At NewPages, Cynthia Reeser reviews Joyelle McSweeney’s Nylund, the Sarcographer.
McSweeney does not marry poetic and prosaic language – rather, she brings them together in a collision of semi-fabulist writing….
The writing forms dips and peaks of prose, descending into obscurity and deliberate misspellings, then arcing up unexpectedly into a concrete, more readily accessible narrative. At times, the ordinary devolves into a poetic metaphysics….
Nylund’s perceptions seem sometimes skewed or inverted. People, things, are expelled, extruded, rather than leaving on their own free will.

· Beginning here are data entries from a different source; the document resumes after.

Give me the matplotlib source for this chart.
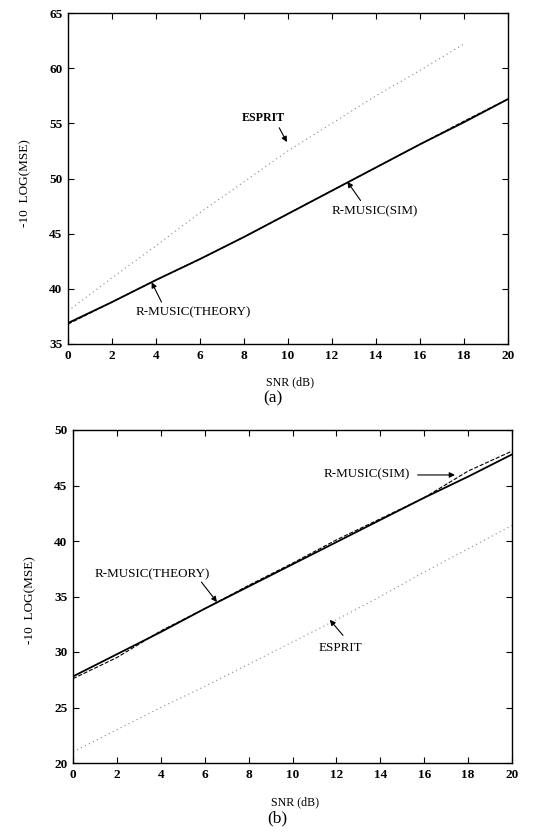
import matplotlib
matplotlib.use("Agg")
import matplotlib.pyplot as plt
import numpy as np

plt.rcParams['font.family'] = ['Liberation Serif', 'DejaVu Serif']

# ---------------- data ----------------
snr = [0, 2, 4, 6, 8, 10, 12, 14, 16, 18, 20]

# panel (a)
a_theory = [36.9, 38.8, 40.8, 42.7, 44.7, 46.8, 48.9, 51.0, 53.1, 55.1, 57.2]
a_sim    = [36.8, 38.8, 40.8, 42.7, 44.7, 46.8, 48.9, 51.0, 53.1, 55.2, 57.2]
a_esprit_snr = [0, 2, 4, 6, 8, 10, 12, 14, 16, 18]
a_esprit = [38.0, 41.0, 43.9, 46.9, 49.7, 52.5, 55.0, 57.5, 59.8, 62.2]

# panel (b)
b_theory = [27.8, 29.8, 31.8, 33.9, 35.9, 37.9, 39.9, 41.9, 43.9, 45.8, 47.8]
b_sim    = [27.6, 29.5, 31.9, 33.9, 36.0, 38.0, 40.1, 42.0, 43.9, 46.3, 48.1]
b_esprit = [21.0, 23.0, 25.0, 26.9, 28.9, 30.9, 32.9, 35.0, 37.2, 39.3, 41.4]

xticks = [0, 2, 4, 6, 8, 10, 12, 14, 16, 18, 20]
a_yticks = [35, 40, 45, 50, 55, 60, 65]
b_yticks = [20, 25, 30, 35, 40, 45, 50]

W, H = 541, 836
fig = plt.figure(figsize=(W / 100, H / 100), dpi=100)

def px_axes(l, t, r, b):
    return fig.add_axes([l / W, 1 - b / H, (r - l) / W, (b - t) / H])

FS = 9.5

def style(ax, yticks):
    ax.set_xlim(0, 20)
    ax.set_ylim(yticks[0], yticks[-1])
    ax.set_xticks(xticks)
    ax.set_yticks(yticks)
    ax.tick_params(direction='in', top=True, right=True, length=4, width=0.8,
                   labelsize=FS, pad=4)
    for lab in ax.get_xticklabels() + ax.get_yticklabels():
        lab.set_fontweight('bold')
    for s in ax.spines.values():
        s.set_linewidth(1.0)

arrow = dict(arrowstyle='-|>', color='k', lw=0.8, mutation_scale=8, shrinkA=0, shrinkB=0)
TFS = 9.4

# ---- panel (a)
ax = px_axes(68, 13, 508, 344)
ax.plot(a_esprit_snr, a_esprit, linestyle=(0, (1, 3)), color='#888888', lw=0.8)
ax.plot(snr, a_sim, linestyle='--', color='k', lw=0.8)
ax.plot(snr, a_theory, linestyle='-', color='k', lw=1.3)
style(ax, a_yticks)
ax.text(8.86, 55.5, 'ESPRIT', ha='center', va='center', fontsize=8.6, fontweight='bold')
ax.annotate('', xy=(9.95, 53.3), xytext=(9.6, 54.6), arrowprops=arrow)
ax.text(13.95, 47.05, 'R-MUSIC(SIM)', ha='center', va='center', fontsize=TFS)
ax.annotate('', xy=(12.7, 49.7), xytext=(13.3, 48.0), arrowprops=arrow)
ax.text(5.68, 37.9, 'R-MUSIC(THEORY)', ha='center', va='center', fontsize=TFS)
ax.annotate('', xy=(3.8, 40.6), xytext=(4.25, 38.8), arrowprops=arrow)

fig.text(25 / W, 1 - 183 / H, '-10  LOG(MSE)', rotation=90, ha='center', va='center', fontsize=FS)
fig.text(290 / W, 1 - 382 / H, 'SNR (dB)', ha='center', va='center', fontsize=8.6)
fig.text(273 / W, 1 - 398 / H, '(a)', ha='center', va='center', fontsize=12.5)

# ---- panel (b)
bx = px_axes(73, 430, 512, 763)
bx.plot(snr, b_esprit, linestyle=(0, (1, 3)), color='#888888', lw=0.8)
bx.plot(snr, b_sim, linestyle='--', color='k', lw=0.8)
bx.plot(snr, b_theory, linestyle='-', color='k', lw=1.3)
style(bx, b_yticks)
bx.text(13.4, 46.0, 'R-MUSIC(SIM)', ha='center', va='center', fontsize=TFS)
bx.annotate('', xy=(17.4, 45.95), xytext=(15.7, 45.95), arrowprops=arrow)
bx.text(3.6, 37.0, 'R-MUSIC(THEORY)', ha='center', va='center', fontsize=TFS)
bx.annotate('', xy=(6.56, 34.5), xytext=(5.85, 36.3), arrowprops=arrow)
bx.text(12.2, 30.4, 'ESPRIT', ha='center', va='center', fontsize=TFS)
bx.annotate('', xy=(11.7, 32.9), xytext=(12.3, 31.5), arrowprops=arrow)

fig.text(30 / W, 1 - 600 / H, '-10  LOG(MSE)', rotation=90, ha='center', va='center', fontsize=FS)
fig.text(295 / W, 1 - 802 / H, 'SNR (dB)', ha='center', va='center', fontsize=8.6)
fig.text(277 / W, 1 - 818 / H, '(b)', ha='center', va='center', fontsize=12.5)

fig.savefig('out.png', dpi=100)
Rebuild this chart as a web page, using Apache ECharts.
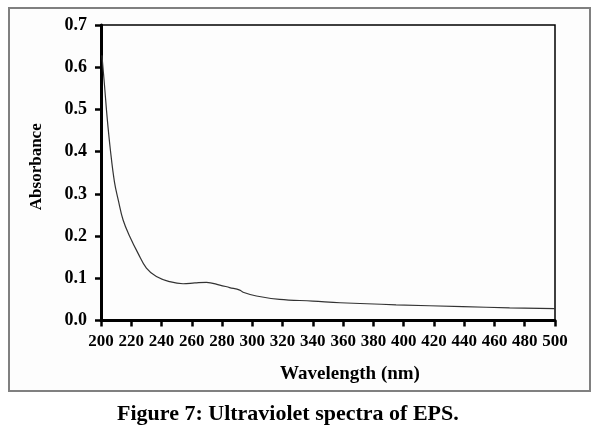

An egg does not break, but rather, “The yolk exerts itself outwards,” and people do not simply leave a building, instead, “Silverbuttoned and then trenchcoated men emitted from the house.” Empty spaces, negatives, are everywhere, and this too seems part of the nature of sarcography: “On the lintel, numbers had fallen away and left pale eidolons, each empty space punched with a nailhole which asterisked the building.”
Joyelle McSweeney has not only created a unique concept – that of sarcography – she has illustrated it memorably with a masterful redefinition of what constitutes prose, and created a character who is the very embodiment of writing, reminding us of how flexible the narrative form can be.